Joel discovered humor writing in that Dalton hotel during high school.

"I started reading the great humorists of the 1920s and '30s - Robert Benchley, S. J. Perelman, H. Allen Smith - and appreciated what they did and kind of absorbed it and tried to write like those people."

After graduating from the University of Missouri School of Journalism in 1956, he took a job editing news copy at the Montgomery Journal in Alabama. In 1959, he returned to Missouri, accepting a position as sports editor for the Mexico Evening Ledger.

"That job taught me everything about the craft of writing, from learning to be fast and accurate to learning how to vary my writing style," he says.

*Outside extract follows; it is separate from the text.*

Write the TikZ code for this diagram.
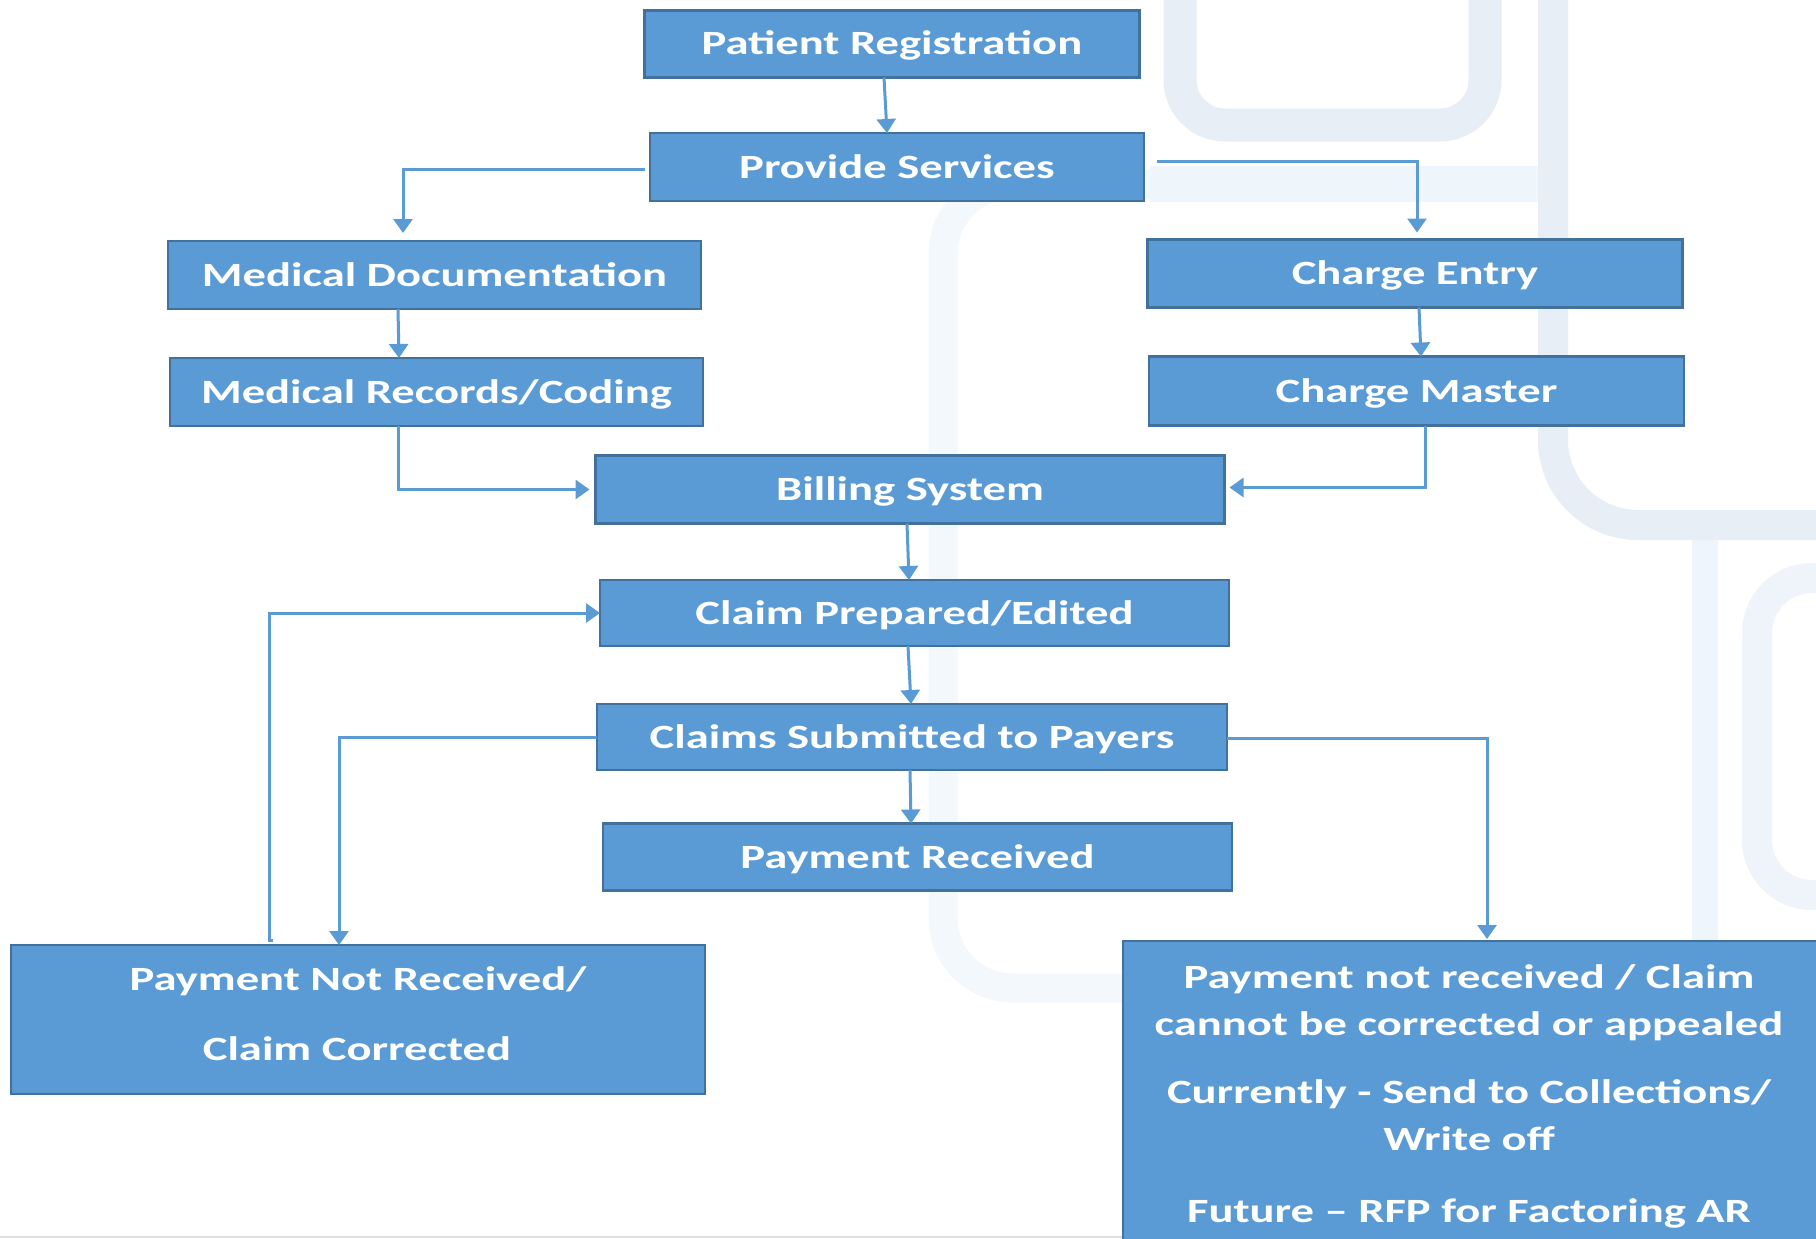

It was while working for the Ledger that Joel began freelancing.

"I still remember the first article I ever sold," he says. "It was for Fur, Fish & Game, and it was on wade fishing in small streams. I got $25 for it."

In 1969, the conservation department lured Joel away from the Ledger.

"I really wanted to be an outdoor editor, but I found out that there is no such thing as an outdoor editor job opening," he says. "There are guys who have been there for a hundred years, and when they leave there's always somebody that's been waiting for about 50 years to come into the job. Unless you're ready and willing to wait a long, long, time, you're not going to get one of those jobs."

Joel remained at the department until his retirement in 1990.

"It was a great job," he says. "I just decided it was time to freelance, and I wanted to explore what was out there."

Joel and his wife, Marty, moved to rural Cole County just outside of Russellville in 1993. While he no longer has a set schedule, Joel begins most days the same.

"I try to write some every day," says the Three Rivers Electric Cooperative member. "It's like exercise, you need to do it every day or it's hard to stay with it. You have to apply fingers to keyboard. That's really what it boils down to."

When not writing, Joel enjoys playing the guitar and collecting books. He still spends considerable time outdoors, whether gardening, fishing or hunting with any one of his French Brittany spaniels.

"I probably write more about dogs than anything; they're my favorite," he says. "I could get along without hunting I suppose if I had to, but I don't know if I could get along without puppy dogs. It's 80 percent of what I'm out there for."

As for the state of conservation today, Joel's 40-year perspective elicits hope and concern.

"We are in a world that is infinitely more aware of conservation and the environment than we ever have been," he says. "But I worry that too many people aren't willing to make the sacrifices that we need to maintain that."